A 13% annual increase in spending on demand creation—chiefly marketing expenses—also pushed up selling and administrative expenses slightly.

“Nike is in the middle innings of our comeback. We are making progress in the areas we prioritized first and remain confident in the actions we’re taking to drive the long-term growth and profitability of our brands,” Hill said.

On a call with investors Thursday, Hill reminded investors that some quarters will be stronger than others as new initiatives take hold.

“Our comeback continues to move at different speeds,” he said. “It won’t be a straight line, but we’re acting decisively to accelerate the lagging areas, with China at the top of that list.”

The company’s third-quarter guidance, issued during the earnings call, deepened the shares’ decline. Nike has refrained from providing full-year guidance for several quarters now as it works on the turnaround.

“The NKE turnaround is still struggling to gain traction and continues to take longer,” wrote Tom Nikic, an analyst at Needham. “While we agree with management’s overarching strategy (focus on sport, re-engagement with wholesale, etc.), it’s becoming evident that the company’s issues prior to CEO Elliott Hill’s arrival were far deeper than we initially realized.”

Nikic lowered his price target for the stock to $68 from $78 on Friday, but maintained a Buy rating. Nike’s mean price target had fallen to $78.34 Friday morning from $83.34 at the end of November, according to FactSet.

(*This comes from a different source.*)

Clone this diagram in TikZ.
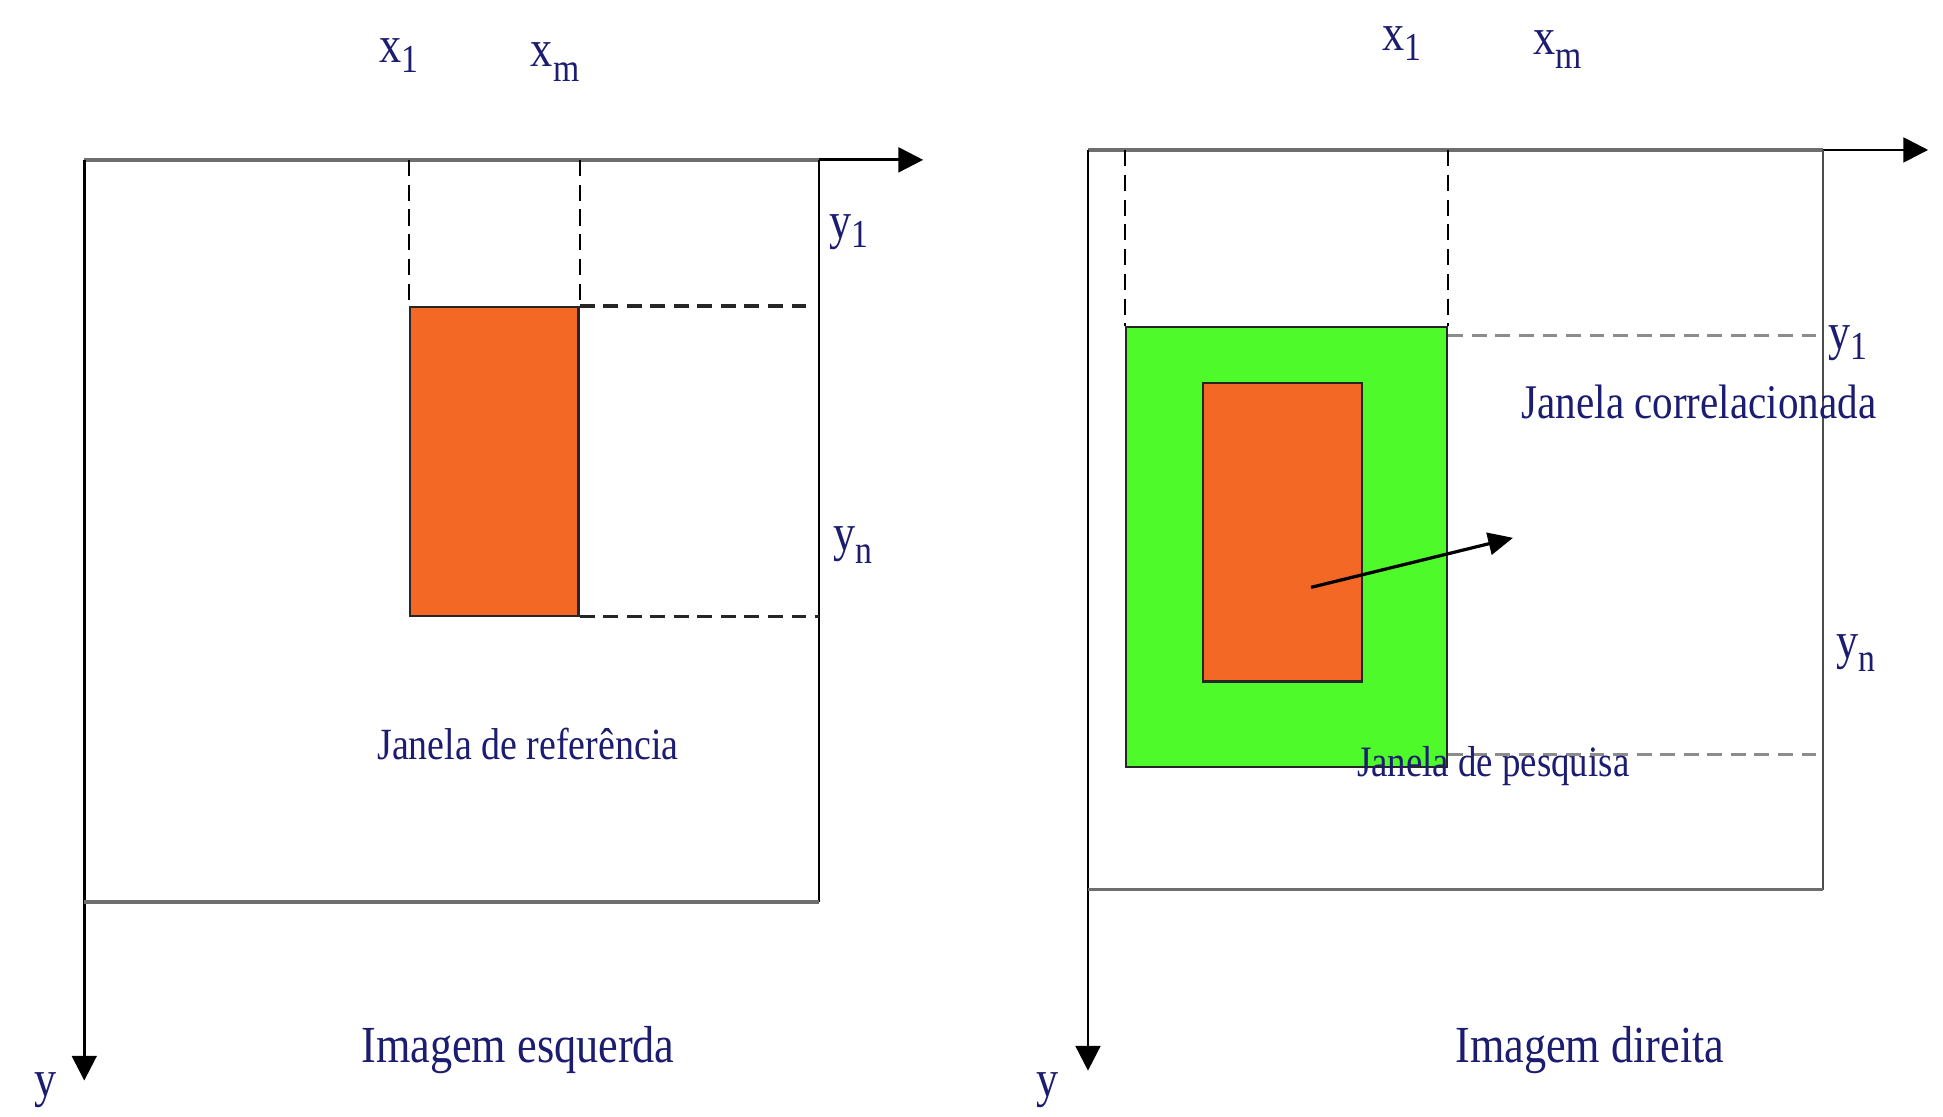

Nike expects third-quarter revenue to be down by a low single-digit percentage. Analysts had projected a 1.3% increase. North America will see modest growth in the quarter, while trends in Greater China and Converse should be in line with the second quarter.

Gross margins will be down between 1.75 and 2.25 percentage points from a year ago. However, excluding a roughly 3.15 percentage point hit from tariffs, gross margins would have expanded in the quarter, said Matthew Friend, Nike’s chief financial officer, reflecting better performance in North America.

“North America is driving a healthy, repeatable offense and showing us what winning looks like,” Hill said. “It’s a great signal for our future success in other geographies.”

It just isn’t great enough to convince the stock market yet.